I’m so surprised to see the difference in the Exercise and the Implementation of the memento pattern. This really doesn’t seem right. I haven’t continue the rest of the course yet; however, I wanted to sure this here:
The exercise said to make a method on the Editor class to then say editor.undo()
I was surprised as well, and would be glad if Mosh could elaborate on that.
I thought that the calls to History should have been encapsulated inside functions like Undo() or Redo() in the Editor class. I don’t think the Main class should be aware of the History class. Am I wrong? @Mosh
Heyhey! I also hope that Mosh can clarify. The way he’s implemented also you’ll notice that he didn’t add the last state change to history, so when he restored, he got “b”, because “c” was not manually added. But in the GOF pattern, it doesn’t seem like originator interacts with history at all and it does make sense for the Document to keep track of state in my opinion. I hope @Mosh reads our comments and clarifies for us.

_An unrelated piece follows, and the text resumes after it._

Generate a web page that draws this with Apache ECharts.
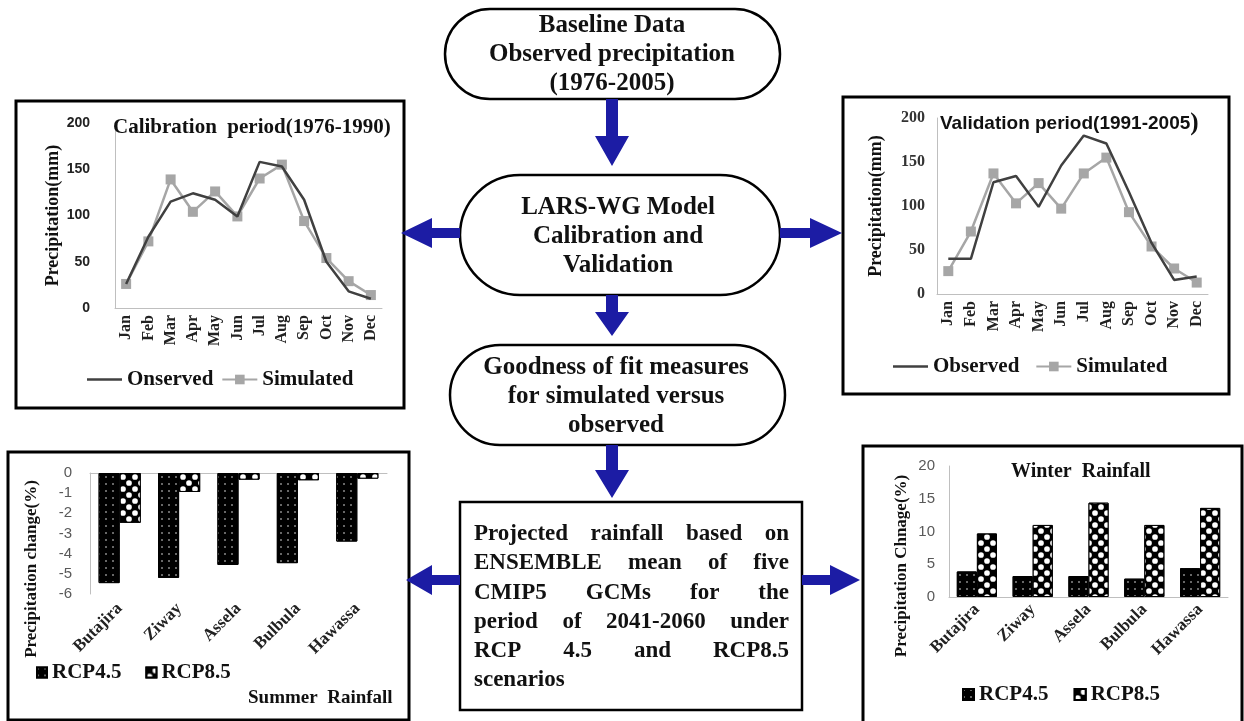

When I saw this pattern I also asked myself the same question. If it wasn’t better to encapsulate the undo in the Editor class, I think it’s better to hide the implementation of the history and put it inside the Editor, or it does violate some principle?, the other thing that caught my attention is why he doesn’t save the state of “c” after setting the content in the object Editor.
I’m also curious about not saving the state after “c”. Any editor normally would.
Also, if you did save the state after “c”, pop() would return the last state, which is also the current state. So the state wouldn’t change until you call pop() again.
It seems like it should remove the last item and then return the item before it. But then you would want to call it something other than pop()?